AEW has pitched itself as a promotion where wins matter, so much so that Tony Khan has said that wrestlers' pay could be determined in part based on win-loss record. Historically speaking, "wins matter" promotions always have tight controls over creative. Do you see AEW having similarly tight creative controls?

CR: I would say that we are really preliminary in discussing wins and losses and where they will factor. But I can say that we have talked about a rankings system -- again preliminary, who knows if this will happen -- we've talked about an analytical look at who's performing and who the fans want to see perform more at being a scale, when I say wins and losses will matter.

There's another way to peer at it, again preliminary, but if you watch how New Japan Pro Wrestling does the G1, or does tag league, it gives fans something to sink their teeth into. We as kids probably read Pro Wrestling Insider and you'd look at the rankings and things of that nature, and it was something for you to have in your mind and just this other element of the brand and the genre in general, so we're looking at a lot of different things with that. But it is something that has just been said across the board, that wins and losses will have a large bearing in All Elite Wrestling.

How many revenue streams are you looking to develop? Which of these streams do you see as being most important in Year 1?

CR: Unfortunately due to the legality in all of this, I can't speak on the potentiality of a television deal, but I can say we've got Tony and the world that Tony comes from with his business acumen and providing consistent content and what that means for a consumer. I can also speak to the fact that Dana Massie, who is going to be heading up the merchandising arm of All Elite Wrestling, is a frigging genius. She is responsible for Killing The Business [The Young Bucks' merchandising empire]. She is the secret weapon behind that and pretty much, without being dramatic, has changed the independent wrestling scene and I think she knows it.

We're looking at all different avenues but we also have a less-is-more approach. We want to match sizzle with substance, so right now we only have Double Or Nothing happening at the MGM Garden Arena on May 25 and in the following months we are going to have the Jacksonville show, with gate money going towards the victims and families and people affected by the recent shootings in Jacksonville at the Madden tournament. That was something Tony felt strongly about.

Do you see giving a portion of the proceeds to causes something that will happen on a consistent basis, or was this a one-time deal?

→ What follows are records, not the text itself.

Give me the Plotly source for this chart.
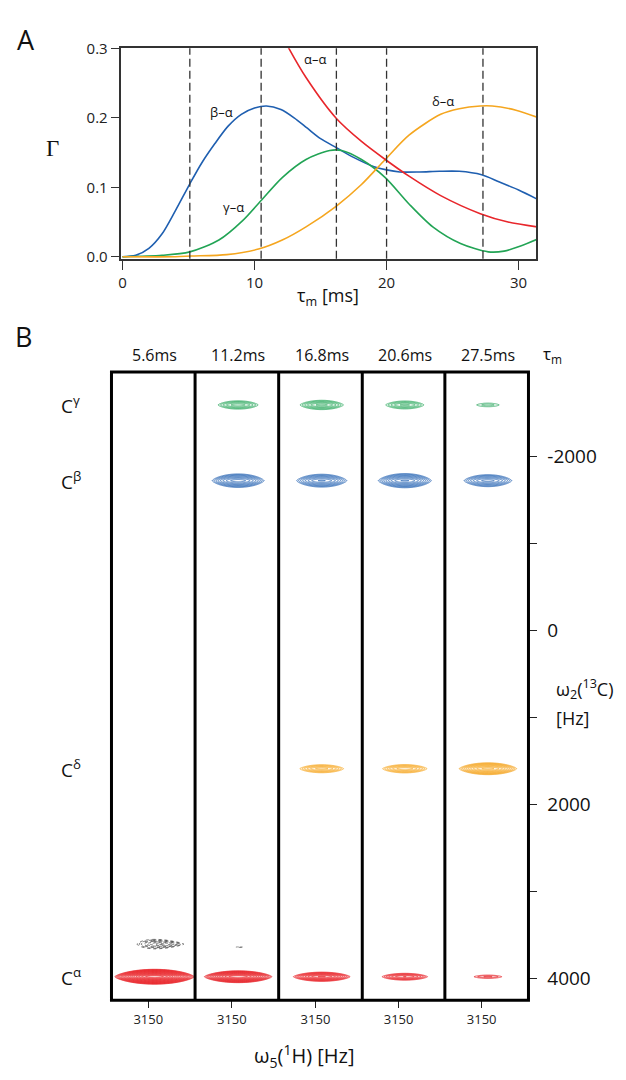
import numpy as np
import plotly.graph_objects as go

W, H = 626, 1080
FONT = "Open Sans"

# ---------------- Panel A data (Γ vs mixing time) ----------------
beta_t = [0, 1, 2, 3, 4, 5.1, 6, 7, 8, 9, 10, 10.9, 12, 13, 14, 15, 16.2, 17.5, 19, 20, 21, 22.5, 24, 25.5, 27.2, 28.5, 30, 31.4]
beta_g = [0, 0.002, 0.012, 0.033, 0.066, 0.105, 0.135, 0.163, 0.188, 0.205, 0.214, 0.217, 0.212, 0.2, 0.185, 0.17, 0.157, 0.143, 0.13, 0.125, 0.122, 0.122, 0.123, 0.123, 0.118, 0.108, 0.096, 0.083]

gamma_t = [0, 3, 5.1, 7.3, 9.1, 10.5, 12.1, 13.9, 15.7, 16.6, 18.1, 19.9, 21.7, 23.5, 25.6, 27.7, 28.9, 30.1, 31.4]
gamma_g = [0, 0.002, 0.007, 0.024, 0.052, 0.081, 0.114, 0.14, 0.153, 0.153, 0.14, 0.114, 0.076, 0.043, 0.019, 0.007, 0.008, 0.015, 0.025]

delta_t = [0, 4, 5.2, 7.9, 10.3, 12.1, 13.9, 16.2, 18.1, 19.9, 21.7, 24.1, 25.5, 27.1, 28.0, 29.8, 31.4]
delta_g = [0, 0, 0.001, 0.003, 0.011, 0.024, 0.043, 0.073, 0.104, 0.14, 0.175, 0.205, 0.213, 0.217, 0.217, 0.211, 0.201]

alpha_t = [12.0, 12.6, 13.9, 16.2, 18.1, 19.9, 21.7, 24.1, 27.1, 29.2, 31.4]
alpha_g = [0.322, 0.3, 0.258, 0.199, 0.166, 0.14, 0.116, 0.088, 0.062, 0.05, 0.043]

dash_t = [5.1, 10.5, 16.2, 20.0, 27.3]

# ---------------- Panel B data (strips) ----------------
tau_labels = ["5.6ms", "11.2ms", "16.8ms", "20.6ms", "27.5ms"]
carbon_labels = ["C<sup>γ</sup>", "C<sup>β</sup>", "C<sup>δ</sup>", "C<sup>α</sup>"]
carbon_shift_hz = [-2590, -1720, 1590, 3980]      # ω2 (13C)
proton_hz = 3165                                   # ω5 (1H) of the peaks
strip_tick = 3150
# peak intensities (relative to lowest contour level), one per strip
gamma_int = [0, 3.6, 4.5, 3.3, 1.5]
beta_int = [0, 8.5, 7.4, 9.9, 6.1]
delta_int = [0, 0, 4.6, 5.0, 14.0]
alpha_int = [151, 38, 13, 5.4, 1.85]
# negative (dotted) artefact peak
neg_strip = [0, 1]
neg_shift_hz = [3605, 3640]
neg_proton_hz = [3179, 3169]
neg_int = [5.7, 1.05]

C_BLUE = "#1f5fb0"
C_GREEN = "#22a455"
C_ORANGE = "#f5a61f"
C_RED = "#e8262b"
C_AX = "#333333"


def px(x):
    return x / W


def py(y):
    return 1 - y / H


fig = go.Figure()

# ---------- Panel A ----------
for t, g, c in [(beta_t, beta_g, C_BLUE), (gamma_t, gamma_g, C_GREEN),
                (delta_t, delta_g, C_ORANGE), (alpha_t, alpha_g, C_RED)]:
    fig.add_trace(go.Scatter(x=t, y=g, mode="lines", line=dict(color=c, width=1.6, shape="spline", smoothing=0.8),
                             xaxis="x", yaxis="y", showlegend=False, hoverinfo="skip", cliponaxis=True))

for t in dash_t:
    fig.add_shape(type="line", xref="x", yref="y domain", x0=t, x1=t, y0=0, y1=1,
                  line=dict(color="#333", width=1.3, dash="8px,4px"))

# ---------- Panel B ----------
strip_left = [109, 193, 277, 361, 444]
strip_right = 528
strip_top, strip_bot = 367, 1006
x_rng = [3062, 3262]
y_rng = [4250, -2970]

SX = 30.0
PY = 1.4
row_sy = [40.0, 45.0, 34.0, 27.0]
row_int = [gamma_int, beta_int, delta_int, alpha_int]
row_col = [C_GREEN, C_BLUE, C_ORANGE, C_RED]


def peak_trace(k, x0, y0, amp, sx, sy, color, dash="solid", taper=0.0):
    la = float(np.log(amp))
    hx = sx * np.sqrt(2 * la)
    hy = sy * la ** (1 / PY)
    xs = np.linspace(x0 - 1.4 * hx, x0 + 1.4 * hx, 141)
    ys = np.linspace(y0 - 1.6 * hy, y0 + 1.6 * hy, 81)
    X, Y = np.meshgrid(xs, ys)
    syx = sy * (1 - taper * (X - x0) / (hx * 1.4))
    Z = la - ((X - x0) ** 2 / (2 * sx ** 2) + np.abs((Y - y0) / syx) ** PY)
    return go.Contour(x=xs, y=ys, z=Z, xaxis="x" + str(k + 2), yaxis="y" + str(k + 2),
                      autocontour=False,
                      contours=dict(start=0.0, end=max(la, 0.0), size=0.28, coloring="lines"),
                      colorscale=[[0, color], [1, color]], showscale=False,
                      line=dict(width=0.75, dash=dash), hoverinfo="skip")


for r in range(4):
    for k in range(5):
        a = row_int[r][k]
        if a > 1:
            fig.add_trace(peak_trace(k, proton_hz, carbon_shift_hz[r], a, SX, row_sy[r], row_col[r]))

for s, yv, xv, a in zip(neg_strip, neg_shift_hz, neg_proton_hz, neg_int):
    fig.add_trace(peak_trace(s, xv, yv, a, SX, 35.0, "#333333", dash="dot", taper=0.5))

layout_axes = {}
layout_axes["xaxis"] = dict(domain=[px(119), px(536)], range=[-0.08, 31.35], anchor="y",
                            showline=True, mirror=True, linecolor=C_AX, linewidth=1.5,
                            ticks="outside", ticklen=9, tickwidth=1.3, tickcolor=C_AX,
                            tickvals=[0, 10, 20, 30], tickfont=dict(size=15, color="#222"),
                            showgrid=False, zeroline=False)
layout_axes["yaxis"] = dict(domain=[py(252), py(38)], range=[-0.003, 0.3], anchor="x",
                            showline=True, mirror=True, linecolor=C_AX, linewidth=1.5,
                            ticks="outside", ticklen=9, tickwidth=1.3, tickcolor=C_AX,
                            tickvals=[0, 0.1, 0.2, 0.3], tickformat=".1f",
                            tickfont=dict(size=15, color="#222"),
                            showgrid=False, zeroline=False)

edges = strip_left + [strip_right]
for k in range(5):
    xa = "xaxis" + str(k + 2)
    ya = "yaxis" + str(k + 2)
    layout_axes[xa] = dict(domain=[px(edges[k]), px(edges[k + 1])], range=x_rng, anchor="y" + str(k + 2),
                           showline=False, showgrid=False, zeroline=False,
                           ticks="outside", ticklen=7, tickwidth=1, tickcolor="#222",
                           tickvals=[strip_tick], tickfont=dict(size=13, color="#222"))
    yd = dict(domain=[py(strip_bot), py(strip_top)], range=y_rng, anchor="x" + str(k + 2),
              showline=False, showgrid=False, zeroline=False, showticklabels=False, ticks="")
    if k == 4:
        yd.update(side="right", showticklabels=True, ticks="outside", ticklen=8, tickwidth=1.3,
                  tickcolor="#222", tickvals=[-2000, 0, 2000, 4000],
                  ticktext=["-2000", "0", "2000", "4000"],
                  tickfont=dict(size=19, color="#111"), ticklabelstandoff=6,
                  minor=dict(ticks="outside", ticklen=8, tickwidth=1.3, tickcolor="#222",
                             tickvals=[-1000, 1000, 3000]))
    layout_axes[ya] = yd

# strip borders
fig.add_shape(type="rect", xref="paper", yref="paper", x0=px(strip_left[0]), x1=px(strip_right),
              y0=py(strip_bot), y1=py(strip_top), line=dict(color="black", width=3))
for xl in strip_left[1:]:
    fig.add_shape(type="line", xref="paper", yref="paper", x0=px(xl), x1=px(xl),
                  y0=py(strip_bot), y1=py(strip_top), line=dict(color="black", width=3))

ann = []


def text(x, y, s, size, xanchor="center", family=FONT, color="#111"):
    ann.append(dict(x=px(x), y=py(y), xref="paper", yref="paper", text=s, showarrow=False,
                    xanchor=xanchor, yanchor="middle", font=dict(size=size, family=family, color=color)))


text(23, 29, "A", 27)
text(21, 331, "B", 27)
text(50, 140, "Γ", 23, family="Liberation Serif")
text(327, 290, "τ<sub>m</sub> [ms]", 18)

# curve labels (data coordinates)
for s, xv, yv in [("α–α", 14.6, 0.284), ("β–α", 7.5, 0.208), ("γ–α", 8.4, 0.071), ("δ–α", 24.3, 0.224)]:
    ann.append(dict(x=xv, y=yv, xref="x", yref="y", text=s, showarrow=False,
                    font=dict(size=13, family=FONT, color="#111")))

# strip headers
for k, lab in enumerate(tau_labels):
    cx = (edges[k] + edges[k + 1]) / 2 + 1.5
    text(cx, 350, lab, 16)
text(541, 349, "τ<sub>m</sub>", 17, xanchor="left")

# carbon labels at their ω2 shift
for lab, yv in zip(carbon_labels, carbon_shift_hz):
    ann.append(dict(x=px(56), y=yv, xref="paper", yref="y2", text=lab, showarrow=False,
                    xanchor="left", yanchor="middle", font=dict(size=19, family=FONT, color="#111")))

text(554, 689, "ω<sub>2</sub>(<sup>13</sup>C)", 18, xanchor="left")
text(554, 719, "[Hz]", 18, xanchor="left")
text(302, 1063, "ω<sub>5</sub>(<sup>1</sup>H) [Hz]", 20)

fig.update_layout(width=W, height=H, margin=dict(l=0, r=0, t=0, b=0),
                  paper_bgcolor="white", plot_bgcolor="white",
                  font=dict(family=FONT, color="#111"),
                  showlegend=False, annotations=ann, **layout_axes)

fig.write_html("out.html", config={"displayModeBar": False},
               post_script="document.body.style.margin='0px';")
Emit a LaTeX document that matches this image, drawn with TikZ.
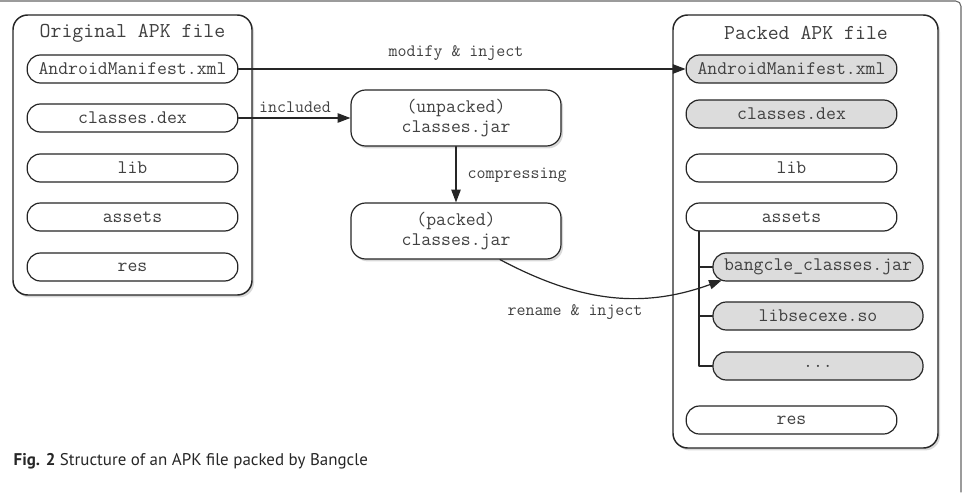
\documentclass[tikz,border=0pt]{standalone}
\usepackage{fontspec}
\setsansfont{PT Sans}
\usetikzlibrary{arrows.meta,shadows}
\definecolor{newgray}{HTML}{DCDCDC}
\tikzset{
  apkbox/.style={draw=black!85, line width=1.1pt, rounded corners=11pt, fill=white,
    drop shadow={shadow xshift=1.5pt, shadow yshift=-1.8pt, opacity=.3}},
  entry/.style={draw=black!85, line width=.9pt, rounded corners=10pt, fill=white,
    minimum width=158pt, minimum height=21pt, inner sep=0pt,
    font=\ttfamily\fontsize{14.4}{16}\selectfont, text=black!75},
  newentry/.style={entry, fill=newgray},
  jarbox/.style={entry, minimum width=157.5pt, minimum height=42pt, rounded corners=11pt,
    align=center, font=\ttfamily\fontsize{14.4}{15}\selectfont,
    drop shadow={shadow xshift=1.5pt, shadow yshift=-1.8pt, opacity=.3}},
  boxtitle/.style={font=\ttfamily\fontsize{15.9}{18}\selectfont, text=black!75},
  flow/.style={-{Triangle[length=9.5pt,width=7pt]}, line width=.9pt, draw=black!85},
  lbl/.style={font=\ttfamily\fontsize{13.1}{15}\selectfont, text=black!75},
}
\begin{document}
\begin{tikzpicture}[x=0.75pt, y=-0.75pt, line cap=round, line join=round]
  \useasboundingbox (0,0) rectangle (966,492);
  % frame of the figure
  \draw[black!60, line width=.8pt, rounded corners=4pt] (0,1) -- (961,1) -- (961,492);

  % original apk
  \draw[apkbox] (13,15) rectangle (252,295);
  \node[boxtitle] (oTitle) at (132.5,33) {Original APK file};
  \node[entry] (oManifest) at (132.5,69) {AndroidManifest.xml};
  \node[entry] (oDex) at (132.5,118) {classes.dex};
  \node[entry] (oLib) at (132.5,168) {lib};
  \node[entry] (oAssets) at (132.5,217) {assets};
  \node[entry] (oRes) at (132.5,267) {res};

  % packed apk
  \draw[apkbox] (673,15) rectangle (938,448);
  \node[boxtitle] (pTitle) at (806,33) {Packed APK file};
  \node[newentry] (pManifest) at (791.5,69) {AndroidManifest.xml};
  \node[newentry] (pDex) at (791.5,114) {classes.dex};
  \node[entry] (pLib) at (791.5,168) {lib};
  \node[entry] (pAssets) at (791.5,217) {assets};
  \node[newentry, minimum width=157.5pt] (pJar) at (818,267) {bangcle\_classes.jar};
  \node[newentry, minimum width=157.5pt] (pSo) at (818,316) {libsecexe.so};
  \node[newentry, minimum width=157.5pt] (pMore) at (818,366) {...};
  \node[entry] (pRes) at (791.5,420) {res};
  \coordinate (tree) at (699,231);
  \draw[black!85, line width=.9pt] (tree) |- (pJar.west) (tree) |- (pSo.west) (tree) |- (pMore.west);

  % middle
  \node[jarbox] (unpacked) at (456,118) {(unpacked)\\classes.jar};
  \node[jarbox] (packedjar) at (456,231) {(packed)\\classes.jar};

  \draw[flow] (oManifest) -- (pManifest);
  \node[lbl] (lModify) at (456,53) {modify \& inject};
  \draw[flow] (oDex) -- (unpacked);
  \node[lbl] (lIncluded) at (295,107) {included};
  \draw[flow] (unpacked) -- (packedjar);
  \node[lbl, anchor=west] (lCompress) at (463,175) {compressing};
  \draw[flow] ([xshift=33pt]packedjar.south) to[out=-28, in=200] ([xshift=7pt, yshift=1pt]pJar.south west);
  \node[lbl] (lRename) at (575,312) {rename \& inject};

  \node[anchor=base west, font=\sffamily\fontsize{12.7}{14}\selectfont, text=black!85] (caption) at (9,465)
    {\textbf{Fig. 2} Structure of an APK file packed by Bangcle};
\end{tikzpicture}
\end{document}
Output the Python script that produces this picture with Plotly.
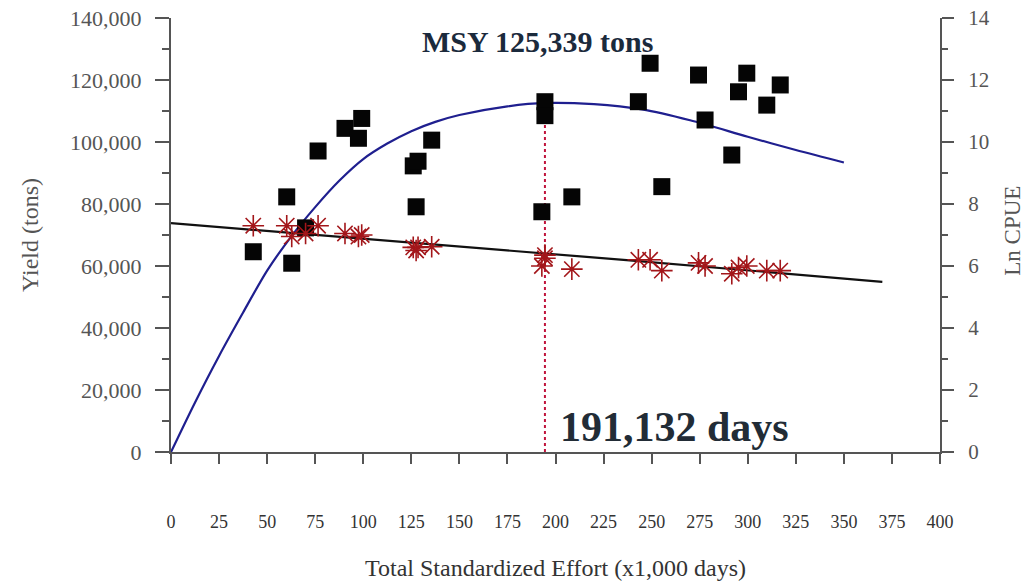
import plotly.graph_objects as go

# Observed yield (tons) vs total standardized effort (x1,000 days)
effort = [42.8, 60.2, 62.8, 70.0, 76.5, 90.5, 97.5, 99.2, 126.0, 128.5, 127.5,
          135.6, 192.9, 194.5, 194.5, 208.5, 243.1, 249.2, 255.3, 274.4, 277.8,
          291.7, 295.2, 299.5, 309.9, 316.9]
yield_tons = [64600, 82300, 60900, 72300, 97100, 104400, 101200, 107600, 92300,
              93800, 79100, 100600, 77500, 113000, 108500, 82300, 113000, 125400,
              85600, 121600, 107100, 95800, 116200, 122200, 111900, 118400]

# Ln CPUE for the same effort levels
ln_cpue = [7.30, 7.30, 6.95, 7.05, 7.30, 7.05, 6.95, 7.00, 6.60, 6.60, 6.50,
           6.62, 6.00, 6.35, 6.25, 5.90, 6.20, 6.20, 5.85, 6.10, 6.00,
           5.75, 5.95, 6.00, 5.85, 5.85]

# Fitted surplus-production curve
fit_effort = [0, 12.5, 25, 37.5, 50, 62.5, 75, 87.5, 100, 112.5, 125, 137.5,
              150, 175, 195, 220, 245, 270, 300, 325, 350]
fit_yield = [0, 16000, 31000, 45000, 58500, 69500, 79000, 87500, 94500, 99500,
             103500, 106500, 108700, 111500, 112600, 112200, 110500, 107000,
             101700, 97400, 93400]

# Ln CPUE regression line
reg_effort = [0, 150, 237, 370]
reg_cpue = [7.38, 6.62, 6.19, 5.49]

f_msy = 194.5
msy_line_top = 113000

SERIF = "Liberation Serif"
GREY = "#555555"

fig = go.Figure()

fig.add_trace(
    go.Scatter(
        x=reg_effort, y=reg_cpue, yaxis="y2", mode="lines",
        line=dict(color="#111111", width=2.2),
        showlegend=False, hoverinfo="skip",
    )
)

fig.add_trace(
    go.Scatter(
        x=fit_effort, y=fit_yield, mode="lines",
        line=dict(color="#1f1f8f", width=2.2, shape="spline", smoothing=0.8),
        showlegend=False,
    )
)

fig.add_trace(
    go.Scatter(
        x=[f_msy, f_msy], y=[0, msy_line_top], mode="lines",
        line=dict(color="#c0143c", width=2, dash="dot"),
        showlegend=False, hoverinfo="skip",
    )
)

fig.add_trace(
    go.Scatter(
        x=effort, y=yield_tons, mode="markers",
        marker=dict(symbol="square", size=17, color="#050505"),
        showlegend=False,
    )
)

fig.add_trace(
    go.Scatter(
        x=effort, y=ln_cpue, yaxis="y2", mode="markers",
        marker=dict(symbol="asterisk-open", size=18, color="#a3161a",
                    line=dict(color="#a3161a", width=1.6)),
        showlegend=False,
    )
)

axis_common = dict(
    showgrid=False, zeroline=False, showline=True, automargin=False,
    linecolor=GREY, linewidth=2, ticks="outside", tickcolor=GREY,
    tickwidth=2,
)

fig.update_layout(
    width=1030, height=585,
    margin=dict(l=171, r=90, t=18, b=133),
    paper_bgcolor="white", plot_bgcolor="white",
    font=dict(family=SERIF, color=GREY),
    xaxis=dict(
        **axis_common, range=[0, 400], dtick=25, ticklen=10,
        tickfont=dict(size=18, color="#333333"), ticklabelstandoff=42,
    ),
    yaxis=dict(
        **axis_common, range=[0, 140000], dtick=20000, ticklen=14,
        tickformat=",d", tickfont=dict(size=22, color=GREY),
        ticklabelstandoff=9,
        minor=dict(dtick=10000, ticks="outside", ticklen=7, tickcolor=GREY,
                   tickwidth=2),
    ),
    yaxis2=dict(
        **axis_common, range=[0, 14], dtick=2, ticklen=12, overlaying="y",
        side="right", tickfont=dict(size=21, color=GREY),
        ticklabelstandoff=10,
        minor=dict(dtick=1, ticks="outside", ticklen=6, tickcolor=GREY,
                   tickwidth=2),
    ),
    annotations=[
        dict(text="<b>MSY 125,339 tons</b>", x=190.4, y=132300, xref="x",
             yref="y", showarrow=False,
             font=dict(family=SERIF, size=30, color="#1b2a3c"),
             xanchor="center", yanchor="middle"),
        dict(text="<b>191,132 days</b>", x=262, y=8100, xref="x", yref="y",
             showarrow=False, font=dict(family=SERIF, size=42, color="#222c36"),
             xanchor="center", yanchor="middle"),
        dict(text="Total Standardized Effort (x1,000 days)", x=0.5,
             y=-0.267, xref="paper", yref="paper", showarrow=False,
             font=dict(family=SERIF, size=24, color="#333333"),
             xanchor="center", yanchor="middle"),
        dict(text="Yield (tons)", x=-0.1834, y=0.5, xref="paper", yref="paper",
             textangle=-90, showarrow=False,
             font=dict(family=SERIF, size=24, color=GREY),
             xanchor="center", yanchor="middle"),
        dict(text="Ln CPUE", x=1.095, y=0.51, xref="paper", yref="paper",
             textangle=-90, showarrow=False,
             font=dict(family=SERIF, size=23, color=GREY),
             xanchor="center", yanchor="middle"),
    ],
)

# drop the default 8px page margin so the figure fills the window
fig.write_html(
    "out.html",
    config={"displayModeBar": False},
    post_script="document.body.style.margin='0';",
)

CR: One of the coolest parts of this gig is being able to give back in any capacity. It's the most rewarding part of the gig. I try very often to find elements like charitable elements. We have a wonderful chief brand officer, she is the most beautiful woman in the world, my wife, Brandi, that's an area she's heading up. In the next month or so we will probably be announcing another charitable element for a completely different type of charity. I would like to keep that going and continue that. That's something, to bring this full circle, that's something that [legendary promoter] Eddie Graham was really insistent on with Championship Wrestling from Florida, finding a way to support the community. I learned that from my father.

I know we're dealing with a worldwide approach, but the wrestling community, we're able to cover that base. I really think there are so many places we can go and we can potentially have something every night. It is something that I also learned from my experience in WWE, they're absolutely wonderful about it with what they do with Make-A-Wish. I hope that we can follow their lead in that regard when it comes to charitable elements, because that's just a wonderful thing that you can do.

That's life. Don't keep it all to yourself.